Na avaliação do advogado Domingos Fortunado, sócio da área trabalhista do escritório Mattos Filho, impedir o acesso dos trabalhadores que não conseguirem fazer a contribuição adicional é contestável na Justiça.
— Isso vai ser questionado. É impossível que a pessoa contribua e não receba por isso. Seria um valor retido pelo Estado sem qualquer contrapartida — pontua o especialista.
No fim da noite da última quinta-feira, a Receita Federal informou que a Caixa vai disponibilizar, no dia 24 de novembro, uma nova versão do Sistema de Recolhimento do FGTS e Informações à Previdência Social para atender aos trabalhadores intermitentes.
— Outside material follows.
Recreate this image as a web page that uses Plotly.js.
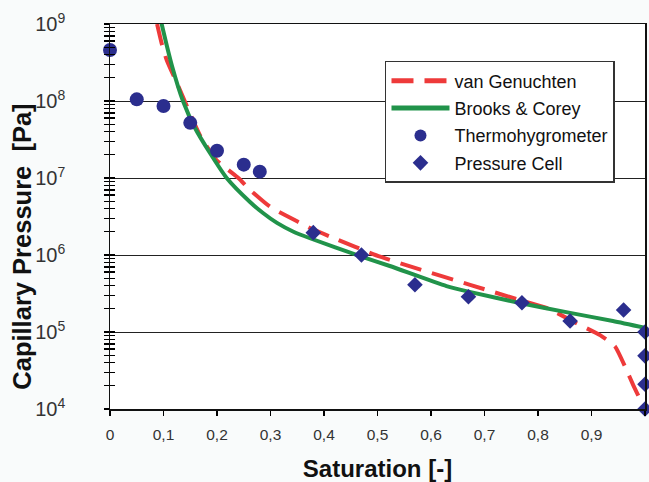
<!DOCTYPE html>
<html>
<head>
<meta charset="utf-8">
<script src="https://cdn.plot.ly/plotly-3.0.1.min.js"></script>
<style>html,body{margin:0;padding:0;background:#f9fbfb;}#chart{width:649px;height:482px;}</style>
</head>
<body>
<div id="chart"></div>
<script>
// van Genuchten fit
var vgX = [0.088, 0.0966, 0.106, 0.131, 0.168, 0.199, 0.24, 0.262, 0.299, 0.327, 0.374, 0.411, 0.505, 0.579, 0.673, 0.766, 0.82, 0.872, 0.916, 0.944, 0.966, 0.978, 0.991, 0.998];
var vgY = [1.0e9, 5.6e8, 3.4e8, 1.38e8, 3.6e7, 1.71e7, 1.0e7, 6.98e6, 4.24e6, 3.31e6, 2.24e6, 1.74e6, 9.5e5, 6.5e5, 4.1e5, 2.6e5, 2.0e5, 1.3e5, 9.1e4, 6.5e4, 3.16e4, 2.04e4, 1.32e4, 1.0e4];
// Brooks & Corey fit
var bcX = [0.093, 0.0966, 0.1159, 0.1364, 0.1589, 0.1869, 0.2181, 0.2617, 0.286, 0.3121, 0.342, 0.3738, 0.4673, 0.523, 0.629, 0.67, 0.766, 0.86, 0.94, 1.0];
var bcY = [1.3e9, 1.0e9, 2.85e8, 1.0e8, 4.46e7, 2.11e7, 1.0e7, 4.88e6, 3.51e6, 2.61e6, 2.02e6, 1.65e6, 9.7e5, 7.2e5, 3.95e5, 3.34e5, 2.38e5, 1.77e5, 1.39e5, 1.13e5];
// Thermohygrometer measurements
var thX = [0, 0.05, 0.1, 0.15, 0.2, 0.25, 0.28];
var thY = [4.6e8, 1.05e8, 8.6e7, 5.2e7, 2.26e7, 1.49e7, 1.21e7];
// Pressure cell measurements
var pcX = [0.38, 0.47, 0.57, 0.67, 0.77, 0.86, 0.96, 1, 1, 1, 1];
var pcY = [1.95e6, 1.0e6, 4.1e5, 2.87e5, 2.4e5, 1.39e5, 1.93e5, 1.0e5, 4.9e4, 2.1e4, 1.0e4];
// Axis tick labels
var xTickVals = [0, 0.1, 0.2, 0.3, 0.4, 0.5, 0.6, 0.7, 0.8, 0.9, 1];
var xTickText = ['0', '0,1', '0,2', '0,3', '0,4', '0,5', '0,6', '0,7', '0,8', '0,9', '1'];
var yDecades = [1e4, 1e5, 1e6, 1e7, 1e8, 1e9];
var yMinorMult = [1, 2, 3, 4, 5, 6, 7, 8, 9];

// tick positions for the crossing tick marks (major + minor)
var yTickMarks = [];
yDecades.forEach(function (d, i) {
  if (i === yDecades.length - 1) { yTickMarks.push(d); return; }
  yMinorMult.forEach(function (m) { yTickMarks.push(d * m); });
});

var FONT = 'Arial, "Liberation Sans", sans-serif';
var NAVY = '#2b2e8e';

var traces = [
  {x: vgX, y: vgY, name: 'van Genuchten', mode: 'lines', legendgroup: 'a',
   line: {color: '#ee3a3a', width: 4, dash: '22px,11px', shape: 'spline', smoothing: 0.5}},
  {x: bcX, y: bcY, name: 'Brooks & Corey', mode: 'lines', legendgroup: 'b',
   line: {color: '#21934a', width: 4, shape: 'spline', smoothing: 0.6}},
  {x: thX, y: thY, name: 'Thermohygrometer', mode: 'markers', legendgroup: 'c', cliponaxis: false,
   marker: {symbol: 'circle', size: 14, color: NAVY}},
  {x: pcX, y: pcY, name: 'Pressure Cell', mode: 'markers', legendgroup: 'd', cliponaxis: false,
   marker: {symbol: 'diamond', size: 12, color: NAVY}},
  // empty helper traces so the tick-mark axes are drawn
  {x: [null], y: [null], yaxis: 'y2', showlegend: false, hoverinfo: 'skip', mode: 'markers'},
  {x: [null], y: [null], yaxis: 'y3', showlegend: false, hoverinfo: 'skip', mode: 'markers'}
];

var tickAxis = function (dir) {
  return {
    type: 'log', range: [4, 9], overlaying: 'y', anchor: 'x', side: 'left',
    tickmode: 'array', tickvals: yTickMarks,
    ticks: dir, ticklen: 5, tickwidth: 1.2, tickcolor: '#000',
    showticklabels: false, showgrid: false, showline: false, zeroline: false
  };
};

var layout = {
  width: 649, height: 482,
  margin: {l: 110, r: 4, t: 24, b: 73},
  paper_bgcolor: '#f9fbfb',
  plot_bgcolor: '#ffffff',
  font: {family: FONT, color: '#222'},
  separators: ',.',
  xaxis: {
    range: [0, 1], tickmode: 'array', tickvals: xTickVals, ticktext: xTickText,
    ticks: 'outside', ticklen: 5, tickwidth: 1.5, tickcolor: '#000',
    showline: true, linecolor: '#111', linewidth: 1.5, mirror: true,
    showgrid: false, zeroline: false,
    tickfont: {size: 15.5, color: '#333', family: FONT},
    ticklabelstandoff: 6,
    title: {text: '<b>Saturation [-]</b>', font: {size: 24, color: '#111', family: FONT}, standoff: 18}
  },
  yaxis: {
    type: 'log', range: [4, 9], dtick: 1, exponentformat: 'power',
    ticks: '',
    showline: true, linecolor: '#111', linewidth: 1.5, mirror: true,
    showgrid: true, gridcolor: '#222', gridwidth: 1, zeroline: false,
    tickfont: {size: 16, color: '#333', family: FONT},
    ticklabelstandoff: 40
  },
  yaxis2: tickAxis('outside'),
  yaxis3: tickAxis('inside'),
  legend: {
    x: 0.514, y: 0.904, xanchor: 'left', yanchor: 'top',
    bgcolor: '#ffffff', bordercolor: '#333', borderwidth: 1.5,
    font: {size: 18, color: '#111', family: FONT},
    itemwidth: 58, itemsizing: 'constant',
    traceorder: 'grouped', tracegroupgap: 1
  },
  annotations: [{
    text: '<b>Capillary Pressure\u00a0\u00a0[Pa]</b>', textangle: -90,
    xref: 'paper', yref: 'paper', x: -0.166, y: 0.422, xanchor: 'center', yanchor: 'middle',
    showarrow: false, font: {size: 25.5, color: '#111', family: FONT}
  }],
  showlegend: true
};

Plotly.newPlot('chart', traces, layout, {displayModeBar: false, staticPlot: true});
</script>
</body>
</html>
O Fisco ainda informou que está sendo elaborado um novo código de pagamento para a Guia de Previdência Social, em que o segurado poderá recolher eventuais contribuições complementares.
Férias e 13º sem definição
Gisela Freire, sócia da área trabalhista do Souza Cescon, entende que a situação é mais grave porque o recolhimento é obrigatório. Ela defende uma medida para que o trabalhador que não conseguir fazer a complementação tenha acesso ao seguro social, ainda que de forma proporcional. Mas lembra que a Constituição proíbe que qualquer benefício seja inferior ao salário mínimo:
— Se a contribuição fosse facultativa, haveria margem para discussão. Mas a lei causou uma situação complicada. Eles vão ter que fazer alguma alteração para que se proporcionalize (os benefícios).
A MP da reforma trabalhista também deixa no limbo os trabalhadores por horas ou dias com relação a três direitos básicos: aviso prévio, férias e décimo terceiro salário. Segundo técnicos do governo envolvidos nas discussões, a medida não deixa claro como será feito o pagamento desses encargos e isso terá que ser corrigido pelo relator no texto substitutivo da proposta. A ideia é forçar o entendimento e aplicar para os intermitentes as mesmas regras dos demais trabalhadores: quem trabalhar por 15 dias, no mínimo, para um mesmo empregador fará jus a décimo terceiro e férias proporcionais. O mesmo deve valer para a indenização do aviso prévio (nas rescisões de contrato de trabalho, sem justa causa), que é calculado com base na média dos últimos 12 salários, limitado a 90 dias, de acordo com o tempo de serviço.
— O trabalho intermitente terá que ser repensado no Congresso, porque há várias lacunas na MP — disse um técnico.
Outro ponto que dará dor de cabeça é o trabalho autônomo, porque a MP dificulta o trabalho da fiscalização entre essa categoria e um trabalhador regular.
— A tramitação de uma alteração de mais de cem pontos da CLT de forma apressada não possibilitou que os atores sociais discutissem melhor os temas da reforma. Saiu uma lei que peca pela questão técnica. Alguns dispositivos são muito confusos — avalia o advogado Paulo Lee.